## Supplied data
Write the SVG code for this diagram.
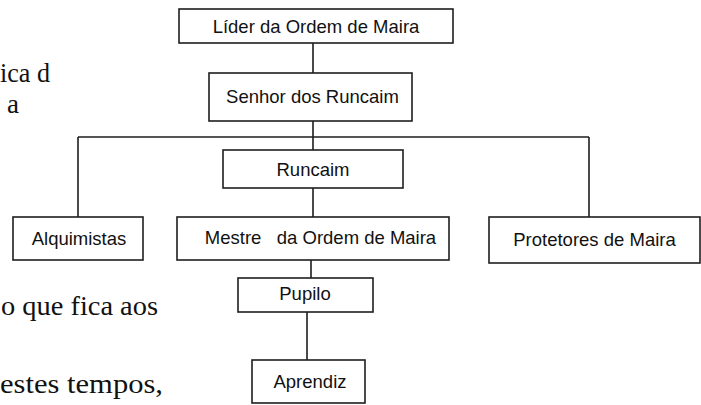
<svg xmlns="http://www.w3.org/2000/svg" width="701" height="405" viewBox="0 0 701 405">
<style>
.box{fill:#fff;stroke:#1e1e1e;stroke-width:1.6}
.lbl{font-family:"Liberation Sans",Arial,sans-serif;font-size:18.5px;fill:#111;text-anchor:middle;white-space:pre}
.bg{font-family:"Liberation Serif","Times New Roman",serif;font-size:27px;fill:#111}
.ln{stroke:#1e1e1e;stroke-width:1.6;fill:none}
</style>
<rect width="701" height="405" fill="#fff"/>
<g id="background-text">
<text class="bg" x="0" y="82" textLength="50" lengthAdjust="spacingAndGlyphs">ica d</text>
<text class="bg" x="7" y="113">a</text>
<text class="bg" x="1" y="315" textLength="157" lengthAdjust="spacingAndGlyphs">o que fica aos</text>
<text class="bg" x="0" y="393" textLength="163" lengthAdjust="spacingAndGlyphs">estes tempos,</text>
</g>
<g id="connectors">
<path class="ln" d="M313 43V73M313 121V150M78 137H589M78 137V217M589 137V217M313 188V217M311 260V278M307 312V360"/>
</g>
<g id="lider"><rect class="box" x="179" y="9" width="274" height="34"/><text class="lbl" x="316" y="33">Líder da Ordem de Maira</text></g>
<g id="senhor"><rect class="box" x="209" y="73" width="203" height="48"/><text class="lbl" x="312.5" y="103">Senhor dos Runcaim</text></g>
<g id="runcaim"><rect class="box" x="223" y="150" width="180" height="38"/><text class="lbl" x="313" y="176">Runcaim</text></g>
<g id="alquimistas"><rect class="box" x="13" y="217" width="130" height="43"/><text class="lbl" x="79" y="245">Alquimistas</text></g>
<g id="mestre"><rect class="box" x="177" y="217" width="272" height="43"/><text class="lbl" x="320.5" y="244">Mestre   da Ordem de Maira</text></g>
<g id="protetores"><rect class="box" x="489" y="217" width="211" height="46"/><text class="lbl" x="594.5" y="246">Protetores de Maira</text></g>
<g id="pupilo"><rect class="box" x="238" y="278" width="135" height="34"/><text class="lbl" x="305" y="300">Pupilo</text></g>
<g id="aprendiz"><rect class="box" x="252" y="360" width="113" height="43"/><text class="lbl" x="310" y="388">Aprendiz</text></g>
</svg>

## Task description
Quote the full listing above word for word; exclude every picture from the copy.

## Solved exercise
Write the SVG code for this diagram.
<svg xmlns="http://www.w3.org/2000/svg" width="701" height="405" viewBox="0 0 701 405">
<style>
.box{fill:#fff;stroke:#1e1e1e;stroke-width:1.6}
.lbl{font-family:"Liberation Sans",Arial,sans-serif;font-size:18.5px;fill:#111;text-anchor:middle;white-space:pre}
.bg{font-family:"Liberation Serif","Times New Roman",serif;font-size:27px;fill:#111}
.ln{stroke:#1e1e1e;stroke-width:1.6;fill:none}
</style>
<rect width="701" height="405" fill="#fff"/>
<g id="background-text">
<text class="bg" x="0" y="82" textLength="50" lengthAdjust="spacingAndGlyphs">ica d</text>
<text class="bg" x="7" y="113">a</text>
<text class="bg" x="1" y="315" textLength="157" lengthAdjust="spacingAndGlyphs">o que fica aos</text>
<text class="bg" x="0" y="393" textLength="163" lengthAdjust="spacingAndGlyphs">estes tempos,</text>
</g>
<g id="connectors">
<path class="ln" d="M313 43V73M313 121V150M78 137H589M78 137V217M589 137V217M313 188V217M311 260V278M307 312V360"/>
</g>
<g id="lider"><rect class="box" x="179" y="9" width="274" height="34"/><text class="lbl" x="316" y="33">Líder da Ordem de Maira</text></g>
<g id="senhor"><rect class="box" x="209" y="73" width="203" height="48"/><text class="lbl" x="312.5" y="103">Senhor dos Runcaim</text></g>
<g id="runcaim"><rect class="box" x="223" y="150" width="180" height="38"/><text class="lbl" x="313" y="176">Runcaim</text></g>
<g id="alquimistas"><rect class="box" x="13" y="217" width="130" height="43"/><text class="lbl" x="79" y="245">Alquimistas</text></g>
<g id="mestre"><rect class="box" x="177" y="217" width="272" height="43"/><text class="lbl" x="320.5" y="244">Mestre   da Ordem de Maira</text></g>
<g id="protetores"><rect class="box" x="489" y="217" width="211" height="46"/><text class="lbl" x="594.5" y="246">Protetores de Maira</text></g>
<g id="pupilo"><rect class="box" x="238" y="278" width="135" height="34"/><text class="lbl" x="305" y="300">Pupilo</text></g>
<g id="aprendiz"><rect class="box" x="252" y="360" width="113" height="43"/><text class="lbl" x="310" y="388">Aprendiz</text></g>
</svg>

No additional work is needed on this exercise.